I walked the streets in a daze. Everything seemed different, tainted with the knowledge that every idea in every persons head that I passed could be written on twitter and misinterpreted. A few minutes later, I was in the office talking with some colleagues and mentioned this story to a friend. He doesn’t travel much and didn’t feel directly threatened by the story. “It could have been a couple of inexperienced DHS officers… and Los Angeles is a strange place anyway” he said. I asked if he had a Twitter account, Facebook, etc, and was at all concerned about what he wrote with those tools. Yes to the accounts, no concern.
“I don’t care if they watch me, I don’t do anything wrong.”

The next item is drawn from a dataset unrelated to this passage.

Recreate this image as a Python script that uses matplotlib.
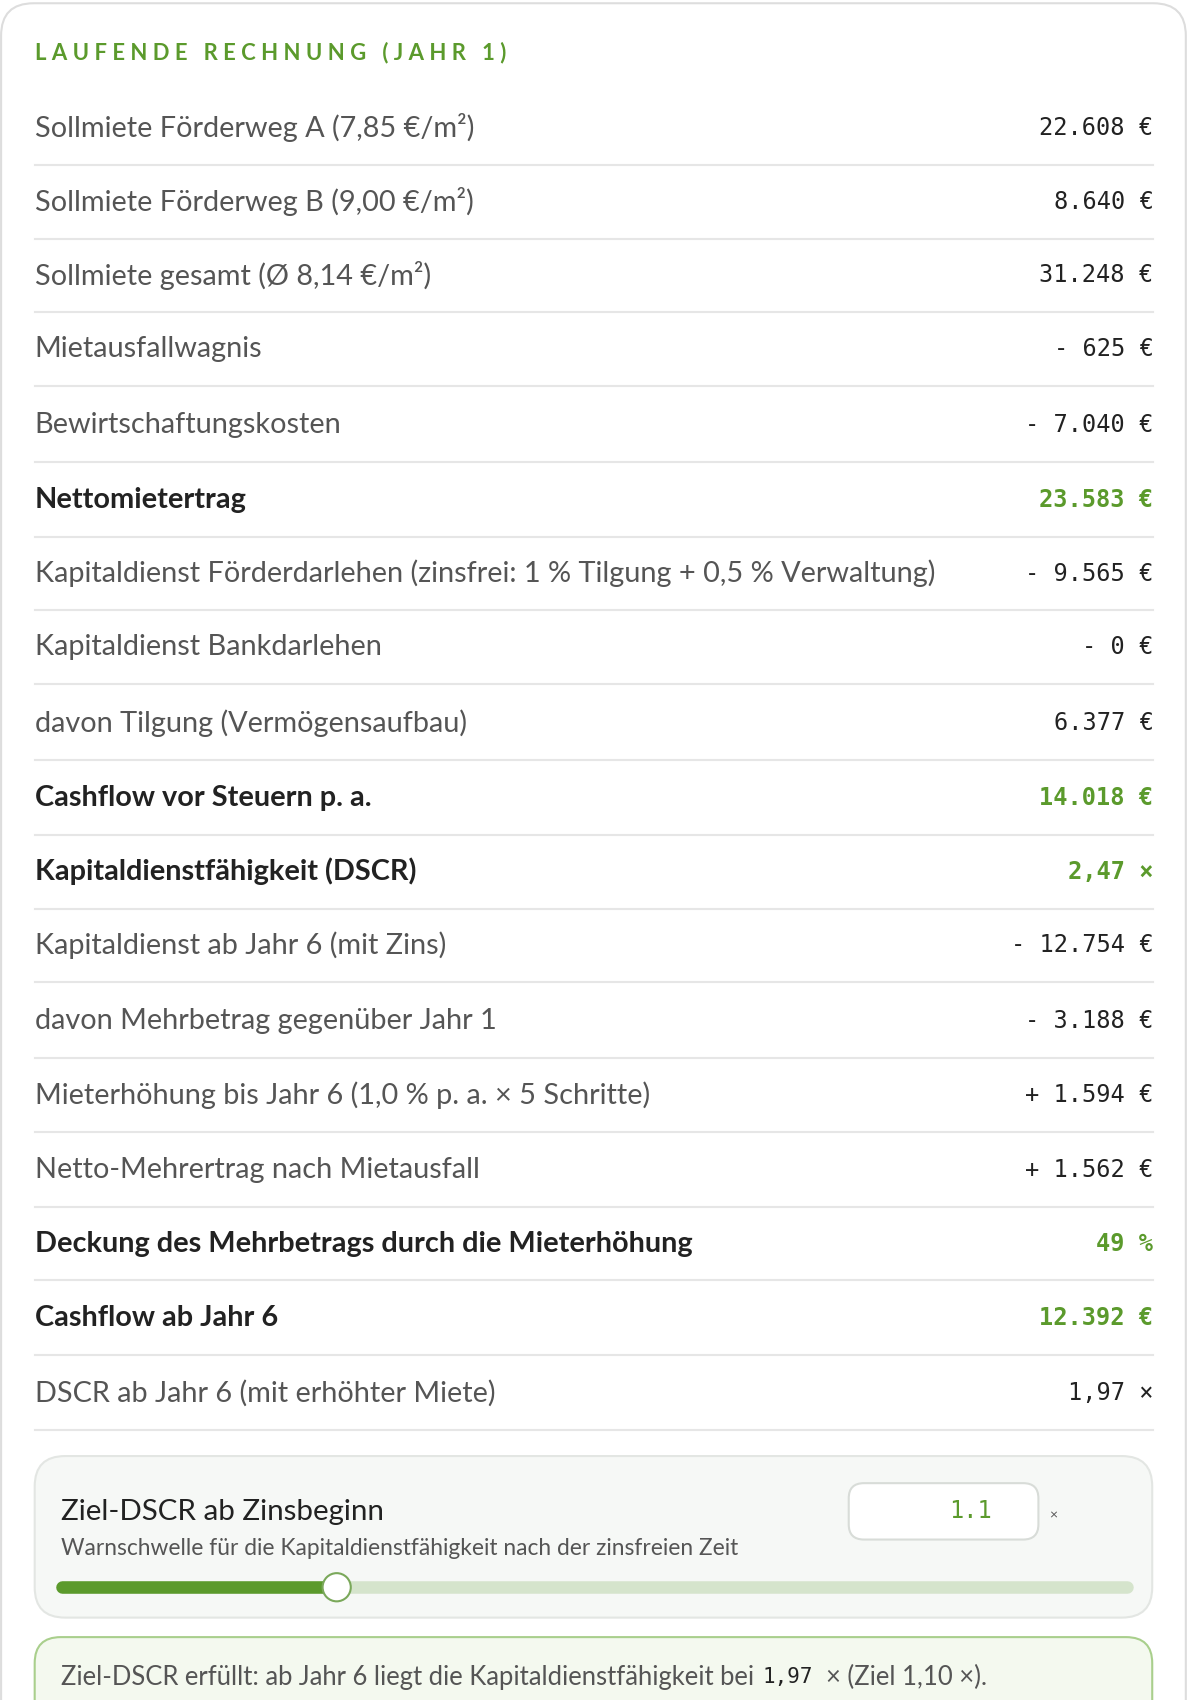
import matplotlib.pyplot as plt
from matplotlib.patches import FancyBboxPatch, Circle

labels = [
    'Sollmiete Förderweg A (7,85 €/m²)',
    'Sollmiete Förderweg B (9,00 €/m²)',
    'Sollmiete gesamt (Ø 8,14 €/m²)',
    'Mietausfallwagnis',
    'Bewirtschaftungskosten',
    'Nettomietertrag',
    'Kapitaldienst Förderdarlehen (zinsfrei: 1 % Tilgung + 0,5 % Verwaltung)',
    'Kapitaldienst Bankdarlehen',
    'davon Tilgung (Vermögensaufbau)',
    'Cashflow vor Steuern p. a.',
    'Kapitaldienstfähigkeit (DSCR)',
    'Kapitaldienst ab Jahr 6 (mit Zins)',
    'davon Mehrbetrag gegenüber Jahr 1',
    'Mieterhöhung bis Jahr 6 (1,0 % p. a. × 5 Schritte)',
    'Netto-Mehrertrag nach Mietausfall',
    'Deckung des Mehrbetrags durch die Mieterhöhung',
    'Cashflow ab Jahr 6',
    'DSCR ab Jahr 6 (mit erhöhter Miete)',
]
values = ['22.608 €', '8.640 €', '31.248 €', '- 625 €', '- 7.040 €', '23.583 €',
          '- 9.565 €', '- 0 €', '6.377 €', '14.018 €', '2,47 ×', '- 12.754 €',
          '- 3.188 €', '+ 1.594 €', '+ 1.562 €', '49 %', '12.392 €', '1,97 ×']
bold = [False, False, False, False, False, True, False, False, False, True, True,
        False, False, False, False, True, True, False]
row_y = [118, 186, 254, 322, 392, 461, 529, 597, 667, 736, 804, 872, 942, 1010,
         1079, 1147, 1216, 1285]
ziel_dscr = 1.1
slider_frac = 0.258

GREEN = '#5b9a2c'
TEXT = '#555555'
DARK = '#222222'
LINE = '#e6e6e6'
plt.rcParams['font.family'] = ['Lato', 'DejaVu Sans']

W, H = 1096, 1568
fig = plt.figure(figsize=(11.88, 17), dpi=100)
ax = fig.add_axes([0, 0, 1, 1])
ax.set_xlim(0, W)
ax.set_ylim(H, 0)
ax.axis('off')
renderer = fig.canvas.get_renderer()
px = 1188 / W  # figure px per data unit


def width_of(t):
    return t.get_window_extent(renderer).width / px


# pick label size so the longest label spans like the reference (32 -> 864)
probe = ax.text(0, 0, labels[6], fontsize=17)
fs = 17 * 832 / width_of(probe)
probe.remove()

# outer card
ax.add_patch(FancyBboxPatch((1, 3), 1093, 1640, boxstyle='round,pad=0,rounding_size=30',
                            fc='white', ec='#dddddd', lw=1.5))

title = ax.text(32, 48, ' '.join('LAUFENDE RECHNUNG (JAHR 1)'),
                color=GREEN, fontsize=13, fontweight='bold', va='center', ha='left')
title.set_fontsize(13 * 436 / width_of(title))

for lab, val, b, y in zip(labels, values, bold, row_y):
    ax.text(32, y, lab, fontsize=fs, va='center', ha='left',
            color=DARK if b else TEXT, fontweight='bold' if b else 'normal')
    ax.text(1064, y, val, fontsize=17, va='center', ha='right',
            family='DejaVu Sans Mono', color=GREEN if b else DARK,
            fontweight='bold' if b else 'normal')
    ax.plot([32, 1064], [y + 34, y + 34], color=LINE, lw=1.5)

# slider box
ax.add_patch(FancyBboxPatch((32, 1343), 1031, 149, boxstyle='round,pad=0,rounding_size=28',
                            fc='#f6f8f6', ec='#e3e6e3', lw=1.5))
ax.text(56, 1395, 'Ziel-DSCR ab Zinsbeginn', fontsize=fs * 1.02, color=DARK, va='center')
sub = ax.text(56, 1428, 'Warnschwelle für die Kapitaldienstfähigkeit nach der zinsfreien Zeit',
              fontsize=13, color=TEXT, va='center')
sub.set_fontsize(13 * 623 / width_of(sub))
ax.add_patch(FancyBboxPatch((783, 1368), 175, 52, boxstyle='round,pad=0,rounding_size=14',
                            fc='white', ec='#d8dcd8', lw=1.5))
ax.text(915, 1394, f'{ziel_dscr}', fontsize=17, family='DejaVu Sans Mono', color=GREEN,
        va='center', ha='right')
ax.text(972, 1398, '×', fontsize=10, color=TEXT, va='center', ha='center')
x0, x1 = 57, 1040
xk = x0 + slider_frac * (x1 - x0)
ax.plot([x0, x1], [1464, 1464], color='#d5e4cc', lw=9, solid_capstyle='round')
ax.plot([x0, xk], [1464, 1464], color=GREEN, lw=9, solid_capstyle='round')
ax.add_patch(Circle((xk, 1464), 13, fc='white', ec='#7aa85a', lw=1.5, zorder=5))

# status box
ax.add_patch(FancyBboxPatch((32, 1510), 1031, 120, boxstyle='round,pad=0,rounding_size=24',
                            fc='#f4f9ef', ec='#a9cf8c', lw=1.5))
s1 = ax.text(56, 1547, 'Ziel-DSCR erfüllt: ab Jahr 6 liegt die Kapitaldienstfähigkeit bei ',
             fontsize=15, color=TEXT, va='center')
s1.set_fontsize(15 * 645 / width_of(s1))
s2 = ax.text(703, 1547, '1,97', fontsize=15, family='DejaVu Sans Mono', color=DARK, va='center')
ax.text(703 + width_of(s2) + 12, 1547, '× (Ziel 1,10 ×).', fontsize=s1.get_fontsize(),
        color=TEXT, va='center')

fig.savefig('out.png', dpi=100)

That’s what young American idealists said in the 1930′s when they attended Socialist rallies during the Great Depression when it seemed Capitalism had failed and the nation was hungry for new ideas. Twenty years later, those people were hunted down, put on Black Lists, monitored, humiliated in Congressional hearings, and deprived of their ability to work in many professions. These days, it would only take twenty minutes for a video camera or text search monitor to find what you wrote, said, or did and hold you accountable. Maybe you belong to a Union in Ohio or Minnesota, with an active Governor campaigning against Unions? Maybe you subscribe to the Occupy Movement Facebook page? Maybe you joined the Tea Party and Tweet about Conservative ideas?
Maybe you are a libertarian and bemoan the loss of Civil Rights in blog articles.
The technology to monitor what you say and do is trivial today, and thanks to two unlucky British tourists in Los Angeles we all know it is being used. Any idea written down on the Internet CAN be monitored and interpreted by a State anywhere in the world with the right to imprison or kill you, your family, and all your friends on Twitter, Facebook, and Linkedin.
This isn’t 1984. This is 2012 and these are the last days of Internet Freedom. Mark my words. EVERYTHING has changed.